Tuesday, April 26, 2016

4.26.16 Here

Here, in this dark place, the water laps and the rain falls.
Here, the light beckons and small winged ones fly silently past.
Here, time has stopped in its tracks. And all things about you remain within the deep green and the crisp rippled edges.
You breathe in and out, while the cool breeze
skitters across your face.


 

4.25.16 When I was 16 or 17

I remember being 16, 17, when finally we escaped parents and oftentimes supervision, and would find ourselves in some car, with friends, on a warm bright day somewhere we weren't supposed to be, doing things we weren't supposed to do, which just so happened to be the things we most wanted to do, because they were all filled to the brim with new and surprise endings and open and possible and as far away from the travesty of our upbringing as they could be. 
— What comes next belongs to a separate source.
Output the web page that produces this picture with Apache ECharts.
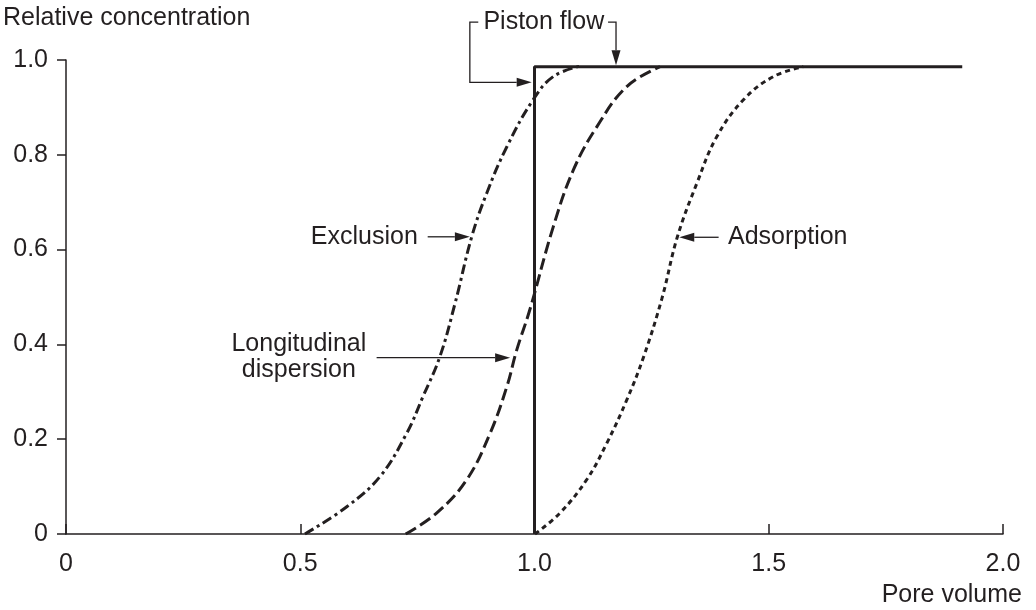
<!DOCTYPE html>
<html>
<head>
<meta charset="utf-8">
<script src="https://cdn.jsdelivr.net/npm/echarts@6/dist/echarts.min.js"></script>
<style>
  html, body { margin: 0; background: #fff; }
  #chart { width: 1036px; height: 610px; }
</style>
</head>
<body>
<div id="chart"></div>
<script>
// breakthrough curves
const pistonX = [1.0, 1.0, 1.913]
const pistonY = [0, 0.986, 0.986]

const exclusionX = [0.51, 0.60, 0.67, 0.727, 0.762, 0.798, 0.830, 0.866, 0.898, 0.941, 0.997, 1.040, 1.097]
const exclusionY = [0, 0.058, 0.121, 0.212, 0.290, 0.374, 0.485, 0.627, 0.719, 0.817, 0.916, 0.965, 0.987]

const dispersionX = [0.725, 0.791, 0.855, 0.905, 0.941, 0.962, 0.990, 1.040, 1.083, 1.133, 1.197, 1.268]
const dispersionY = [0, 0.044, 0.114, 0.212, 0.311, 0.388, 0.473, 0.648, 0.768, 0.859, 0.944, 0.986]

const adsorptionX = [1.001, 1.054, 1.111, 1.154, 1.197, 1.233, 1.272, 1.305, 1.347, 1.389, 1.446, 1.510, 1.574]
const adsorptionY = [0, 0.044, 0.114, 0.191, 0.283, 0.374, 0.497, 0.627, 0.741, 0.838, 0.916, 0.965, 0.986]

const xTicks = [0, 0.5, 1.0, 1.5, 2.0]
const yTicks = [0, 0.2, 0.4, 0.6, 0.8, 1.0]

// callout texts in data units: [text, x, y, align]
const calloutTexts = [
  ['Exclusion', 0.751, 0.627, 'right'],
  ['Longitudinal\ndispersion', 0.497, 0.373, 'center'],
  ['Adsorption', 1.413, 0.626, 'left'],
  ['Piston flow', 1.020, 1.080, 'center'],
]

// callout leaders in data units, arrowhead at the last point
const calloutPaths = [
  [[0.772, 0.627], [0.862, 0.627]],
  [[0.663, 0.372], [0.948, 0.372]],
  [[1.393, 0.626], [1.309, 0.626]],
  [[0.880, 1.080], [0.862, 1.080], [0.862, 0.953], [0.994, 0.953]],
  [[1.157, 1.080], [1.174, 1.080], [1.174, 0.989]],
]

const ink = '#231f20'
const font = "'Liberation Sans', Arial, sans-serif"
const fontSize = 25

function pairs(xs, ys) {
  return xs.map((x, i) => [x, ys[i]])
}

function tickLabel(v) {
  return v === 0 ? '0' : v.toFixed(1)
}

const chart = echarts.init(document.getElementById('chart'))

chart.setOption({
  animation: false,
  textStyle: { fontFamily: font, color: ink },
  title: [
    { text: 'Relative concentration', left: 3, top: 6, padding: 0,
      textStyle: { fontFamily: font, fontSize, fontWeight: 'normal', color: ink } },
    { text: 'Pore volume', right: 14, top: 583, padding: 0,
      textStyle: { fontFamily: font, fontSize, fontWeight: 'normal', color: ink } },
  ],
  grid: { left: 66, right: 33, top: 60, bottom: 76 },
  xAxis: {
    type: 'value',
    min: xTicks[0],
    max: xTicks[xTicks.length - 1],
    interval: 0.5,
    axisLine: { lineStyle: { color: ink, width: 1.5 } },
    axisTick: { inside: true, length: 10, lineStyle: { color: ink, width: 1.5 } },
    axisLabel: { margin: 18, fontSize, color: ink, fontFamily: font, formatter: tickLabel },
    splitLine: { show: false },
  },
  yAxis: {
    type: 'value',
    min: yTicks[0],
    max: yTicks[yTicks.length - 1],
    interval: 0.2,
    axisLine: { show: true, lineStyle: { color: ink, width: 1.5 } },
    axisTick: { show: true, length: 9, lineStyle: { color: ink, width: 1.5 } },
    axisLabel: { margin: 18, fontSize, color: ink, fontFamily: font, formatter: tickLabel },
    splitLine: { show: false },
  },
  series: [
    {
      name: 'Exclusion',
      type: 'line',
      data: pairs(exclusionX, exclusionY),
      smooth: 0.4,
      showSymbol: false,
      lineStyle: { color: ink, width: 3, type: [10, 4, 3, 4] },
    },
    {
      name: 'Longitudinal dispersion',
      type: 'line',
      data: pairs(dispersionX, dispersionY),
      smooth: 0.4,
      showSymbol: false,
      lineStyle: { color: ink, width: 3, type: [12, 5] },
    },
    {
      name: 'Adsorption',
      type: 'line',
      data: pairs(adsorptionX, adsorptionY),
      smooth: 0.4,
      showSymbol: false,
      lineStyle: { color: ink, width: 3, type: [5, 4] },
    },
    {
      name: 'Piston flow',
      type: 'line',
      data: pairs(pistonX, pistonY),
      showSymbol: false,
      lineStyle: { color: ink, width: 3, type: 'solid' },
      z: 3,
    },
  ],
})

// callouts go outside the plot area, so place them through the axes' scales
function toPx(p) {
  return chart.convertToPixel({ gridIndex: 0 }, p)
}

function arrowHead(tip, from) {
  const dx = tip[0] - from[0]
  const dy = tip[1] - from[1]
  const len = Math.hypot(dx, dy) || 1
  const ux = dx / len
  const uy = dy / len
  const l = 15
  const w = 4.5
  return [
    tip,
    [tip[0] - ux * l - uy * w, tip[1] - uy * l + ux * w],
    [tip[0] - ux * l + uy * w, tip[1] - uy * l - ux * w],
  ]
}

function buildCallouts() {
  const elements = []
  calloutPaths.forEach((path) => {
    const pts = path.map(toPx)
    const tip = pts[pts.length - 1]
    const prev = pts[pts.length - 2]
    const head = arrowHead(tip, prev)
    // stop the shaft where the head begins
    const shaft = pts.slice(0, -1).concat([[(head[1][0] + head[2][0]) / 2, (head[1][1] + head[2][1]) / 2]])
    elements.push({
      type: 'polyline',
      silent: true,
      shape: { points: shaft },
      style: { stroke: ink, lineWidth: 1.3, fill: null },
    })
    elements.push({
      type: 'polygon',
      silent: true,
      shape: { points: head },
      style: { fill: ink },
    })
  })
  calloutTexts.forEach(([text, x, y, align]) => {
    const [px, py] = toPx([x, y])
    elements.push({
      type: 'text',
      silent: true,
      x: px,
      y: py,
      style: {
        text,
        align,
        verticalAlign: 'middle',
        fontSize,
        fontFamily: font,
        lineHeight: 26,
        fill: ink,
      },
    })
  })
  chart.setOption({ graphic: { elements } }, { replaceMerge: ['graphic'] })
}

buildCallouts()

window.addEventListener('resize', () => {
  chart.resize()
  buildCallouts()
})
</script>
</body>
</html>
I remember getting everyone to stop the car so I could get out and pee, and I'd step into the roadside woods of wherever we were- some hilly shaded road far out in the country in Connecticut, or some measured highway in New York as we approached the city, 

and I'd watch as we all fanned out, exploring and wondering at the sheer amazement of the leaves and small places of brackish waters and new ferns making their way up into the world

and we would all get lost like that for awhile , til somebody got hungry or wondered if someone left the keys in the car 

and we'd untangle our long hair from brambles , find the shoes we'd escaped from , 

as we caught sight of each other climbing back out of the woods, grinning happily at each other, 

at the shared conviction that no matter how messed up we knew ourselves to be, we would create a life of meaning and creation 
and goodness and hope.


 

4.25.16 Someting quiet

The quiet isolated outwaters of 
The Connecticut


 

4.25.16 A blow-me-away day



The photo-bombing boyo beneath the blow-me-away clouds of the day.
 

4.25.16 So we set out


Down by the farmers' fields, the birds were singing full force and the dandelions and nettles were rising up out of the ground as only Springtime plants can.
So we set out for the flood plain lands under the tall older trees, off from the fields and the sunbaked dirt road.
Beneath the towering trees and their tiny emerging leaves were thousands of small ferns pushing up from beneath the thick silt and leaf bed, the prehistoric Horsetail stalks littering the swamps with their bright green colors.
Soon enough, the land will be filled with soft tall ferns and their intricate fronds, as the season progresses and heats up and dries out.
We finished tromping about and exploring where someone slept , hunted or grazed, and made our way back into life. Past furiously blossoming trees, 
and fluttering elegant catkins shimmering in the welcome sunlight.